The Council appreciates the various efforts to develop vaccines to respond to COVID-19. In spite of the expansive global response, hundreds of millions of people have been left out of life-saving vaccines and therapeutics. The Council strongly deplores vaccine inequity which has resulted in too many people lacking access to vaccines. The Council further decries the pervasive misinformation and disinformation about COVID-19 and vaccines, some of which is driven by harmful theological teachings and ideologies, that have contributed to slow acceptance of vaccines and other protective measures.
The Council is extremely distressed about the impact of COVID-19 on girls whose right to education has been disrupted due to teenage pregnancies, as well as early and forced marriages during lockdowns. This situation has been worsened by cultural biases, policies and laws that hinder them from returning to school.
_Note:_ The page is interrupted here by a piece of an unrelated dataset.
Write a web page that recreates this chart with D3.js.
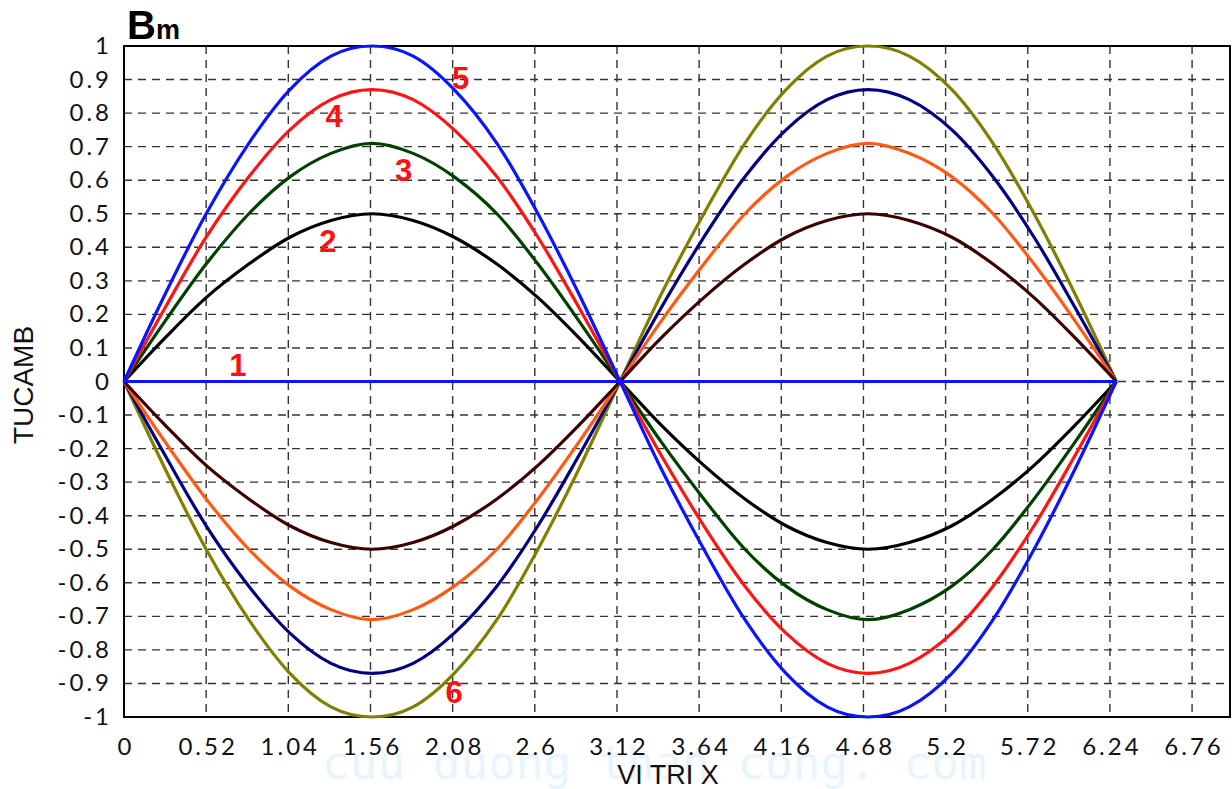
<!DOCTYPE html>
<html>
<head>
<meta charset="utf-8">
<script src="https://cdn.jsdelivr.net/npm/d3@7"></script>
<style>
  html, body { margin: 0; padding: 0; background: #fff; }
  svg { display: block; }
  .tick-label { font-family: Lato, 'Open Sans', sans-serif; font-size: 24px; fill: #111; letter-spacing: 3px; }
  .curve-num { font-family: 'Liberation Sans', Arial, sans-serif; font-weight: bold; font-size: 31px; fill: #ff1010; }
</style>
</head>
<body>
<svg id="chart" width="1232" height="789"></svg>
<script>
// x positions along the beam
const xs = [0, 0.26, 0.52, 0.79, 1.05, 1.31, 1.57, 1.83, 2.09, 2.36, 2.62, 2.88, 3.14,
            3.40, 3.67, 3.93, 4.19, 4.45, 4.71, 4.97, 5.24, 5.50, 5.76, 6.02, 6.28]

// curve values
const curve1 = [0, 0, 0, 0, 0, 0, 0, 0, 0, 0, 0, 0, 0, 0, 0, 0, 0, 0, 0, 0, 0, 0, 0, 0, 0]
const curve2 = [0, 0.13, 0.25, 0.35, 0.43, 0.48, 0.5, 0.48, 0.43, 0.35, 0.25, 0.13, 0,
                -0.13, -0.25, -0.35, -0.43, -0.48, -0.5, -0.48, -0.43, -0.35, -0.25, -0.13, 0]
const curve3 = [0, 0.18, 0.35, 0.5, 0.61, 0.68, 0.71, 0.68, 0.61, 0.5, 0.35, 0.18, 0,
                -0.18, -0.35, -0.5, -0.61, -0.68, -0.71, -0.68, -0.61, -0.5, -0.35, -0.18, 0]
const curve4 = [0, 0.22, 0.43, 0.61, 0.75, 0.84, 0.87, 0.84, 0.75, 0.61, 0.43, 0.22, 0,
                -0.22, -0.43, -0.61, -0.75, -0.84, -0.87, -0.84, -0.75, -0.61, -0.43, -0.22, 0]
const curve5 = [0, 0.26, 0.5, 0.71, 0.87, 0.97, 1, 0.97, 0.87, 0.71, 0.5, 0.26, 0,
                -0.26, -0.5, -0.71, -0.87, -0.97, -1, -0.97, -0.87, -0.71, -0.5, -0.26, 0]
const curve6 = [0, -0.26, -0.5, -0.71, -0.87, -0.97, -1, -0.97, -0.87, -0.71, -0.5, -0.26, 0,
                0.26, 0.5, 0.71, 0.87, 0.97, 1, 0.97, 0.87, 0.71, 0.5, 0.26, 0]
const curve7 = [0, -0.22, -0.43, -0.61, -0.75, -0.84, -0.87, -0.84, -0.75, -0.61, -0.43, -0.22, 0,
                0.22, 0.43, 0.61, 0.75, 0.84, 0.87, 0.84, 0.75, 0.61, 0.43, 0.22, 0]
const curve8 = [0, -0.18, -0.35, -0.5, -0.61, -0.68, -0.71, -0.68, -0.61, -0.5, -0.35, -0.18, 0,
                0.18, 0.35, 0.5, 0.61, 0.68, 0.71, 0.68, 0.61, 0.5, 0.35, 0.18, 0]
const curve9 = [0, -0.13, -0.25, -0.35, -0.43, -0.48, -0.5, -0.48, -0.43, -0.35, -0.25, -0.13, 0,
                0.13, 0.25, 0.35, 0.43, 0.48, 0.5, 0.48, 0.43, 0.35, 0.25, 0.13, 0]

const series = [
  { values: curve6, color: '#808000' },
  { values: curve7, color: '#000080' },
  { values: curve8, color: '#ff5a14' },
  { values: curve9, color: '#3c0000' },
  { values: curve2, color: '#000000' },
  { values: curve3, color: '#004000' },
  { values: curve4, color: '#ff1414' },
  { values: curve5, color: '#0a14ff' },
  { values: curve1, color: '#0a14ff' }
]

const xTicks = [0, 0.52, 1.04, 1.56, 2.08, 2.6, 3.12, 3.64, 4.16, 4.68, 5.2, 5.72, 6.24, 6.76]
const yTicks = [1, 0.9, 0.8, 0.7, 0.6, 0.5, 0.4, 0.3, 0.2, 0.1, 0,
                -0.1, -0.2, -0.3, -0.4, -0.5, -0.6, -0.7, -0.8, -0.9, -1]

// curve number labels: text, x, y (data coords)
const numLabels = [
  ['1', 0.72, 0.05], ['2', 1.29, 0.42], ['3', 1.77, 0.63],
  ['4', 1.33, 0.79], ['5', 2.13, 0.905], ['6', 2.09, -0.925]
]

const svg = d3.select('#chart')
const x = d3.scaleLinear().domain([0, 7]).range([124, 1230])
const y = d3.scaleLinear().domain([-1, 1]).range([717, 46])

// watermark
svg.append('text')
  .attr('x', 322).attr('y', 779)
  .attr('font-family', "'DejaVu Sans Mono', monospace")
  .attr('font-size', 46)
  .attr('fill', '#e8f5fc')
  .text('cuu duong than cong. com')

// grid
const grid = svg.append('g')
  .attr('stroke', '#333')
  .attr('stroke-width', 1.4)
  .attr('stroke-dasharray', '8,6')
grid.selectAll('.vg')
  .data(xTicks.slice(1))
  .enter().append('line')
  .attr('x1', d => x(d)).attr('x2', d => x(d))
  .attr('y1', y(1)).attr('y2', y(-1))
grid.selectAll('.hg')
  .data(yTicks.slice(1, -1))
  .enter().append('line')
  .attr('x1', x(0)).attr('x2', x(7))
  .attr('y1', d => y(d)).attr('y2', d => y(d))

// frame
svg.append('rect')
  .attr('x', x(0)).attr('y', y(1))
  .attr('width', x(7) - x(0)).attr('height', y(-1) - y(1))
  .attr('fill', 'none')
  .attr('stroke', '#000')
  .attr('stroke-width', 2)

// curves
const line = d3.line()
  .x((d, i) => x(xs[i]))
  .y(d => y(d))
  .curve(d3.curveCardinal)

svg.append('g')
  .selectAll('path')
  .data(series)
  .enter().append('path')
  .attr('fill', 'none')
  .attr('stroke', d => d.color)
  .attr('stroke-width', 3.2)
  .attr('stroke-linejoin', 'round')
  .attr('d', d => line(d.values))

// tick labels
svg.append('g')
  .selectAll('text')
  .data(xTicks)
  .enter().append('text')
  .attr('class', 'tick-label')
  .attr('x', d => x(d) + 2)
  .attr('y', 755)
  .attr('text-anchor', 'middle')
  .text(d => String(d))

svg.append('g')
  .selectAll('text')
  .data(yTicks)
  .enter().append('text')
  .attr('class', 'tick-label')
  .attr('x', 112)
  .attr('y', d => y(d) + 8)
  .attr('text-anchor', 'end')
  .text(d => String(d))

// curve numbers
svg.append('g')
  .selectAll('text')
  .data(numLabels)
  .enter().append('text')
  .attr('class', 'curve-num')
  .attr('x', d => x(d[1]))
  .attr('y', d => y(d[2]) + 11)
  .attr('text-anchor', 'middle')
  .text(d => d[0])

// axis titles
svg.append('text')
  .attr('transform', 'translate(33,385) rotate(-90)')
  .attr('text-anchor', 'middle')
  .attr('font-family', "'Liberation Sans', Arial, sans-serif")
  .attr('font-size', 28)
  .attr('fill', '#111')
  .text('TUCAMB')

svg.append('text')
  .attr('x', 668).attr('y', 784)
  .attr('text-anchor', 'middle')
  .attr('font-family', "'Liberation Sans', Arial, sans-serif")
  .attr('font-size', 27)
  .attr('fill', '#111')
  .text('VI TRI X')

const title = svg.append('text')
  .attr('x', 127).attr('y', 39)
  .attr('font-family', "'Liberation Sans', Arial, sans-serif")
  .attr('font-weight', 'bold')
  .attr('fill', '#000')
title.append('tspan').attr('font-size', 40).text('B')
title.append('tspan').attr('font-size', 27).text('m')
</script>
</body>
</html>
The Council is grateful for the role that the LWF member churches have played in responding to COVID-19, particularly through the Rapid Response Fund, humanitarian and livelihood programs, advocacy as well as theological reflection.
The Council calls on:
- Governments and the international community to ensure swift and equitable distribution and access to COVID-19 vaccines and treatments, in accordance with existing international agreements.
- Governments, church leaders and other actors to increase their efforts towards protecting women and girls from gender-based violence in the context of the pandemic and to enable and support pregnant girls and teenage mothers who have been denied access to school, so they may return to school.
- LWF member churches to be supported to increase their efforts towards confronting misleading theologies, misinformation and disinformation in relation to the COVID-19 pandemic, and to promote theological perspectives of resilience, responsibility and hope, rooted in our Lutheran tradition.
The global community to learn from COVID-19 and to put in place robust measures to ensure preparedness, better response capacity and structures to safeguard everyone’s health and well-being in case of future pandemics.
The LWF Council is the highest authority of the LWF between Assemblies. It consists of the President, the Chairperson of the Finance Committee, and 48 members from LWF member churches in seven regions. The current governing body was elected at the May 2017 Twelfth Assembly in Windhoek, Namibia. The 2022 meeting takes place, 9-14 June, at the Ecumenical Center in Geneva.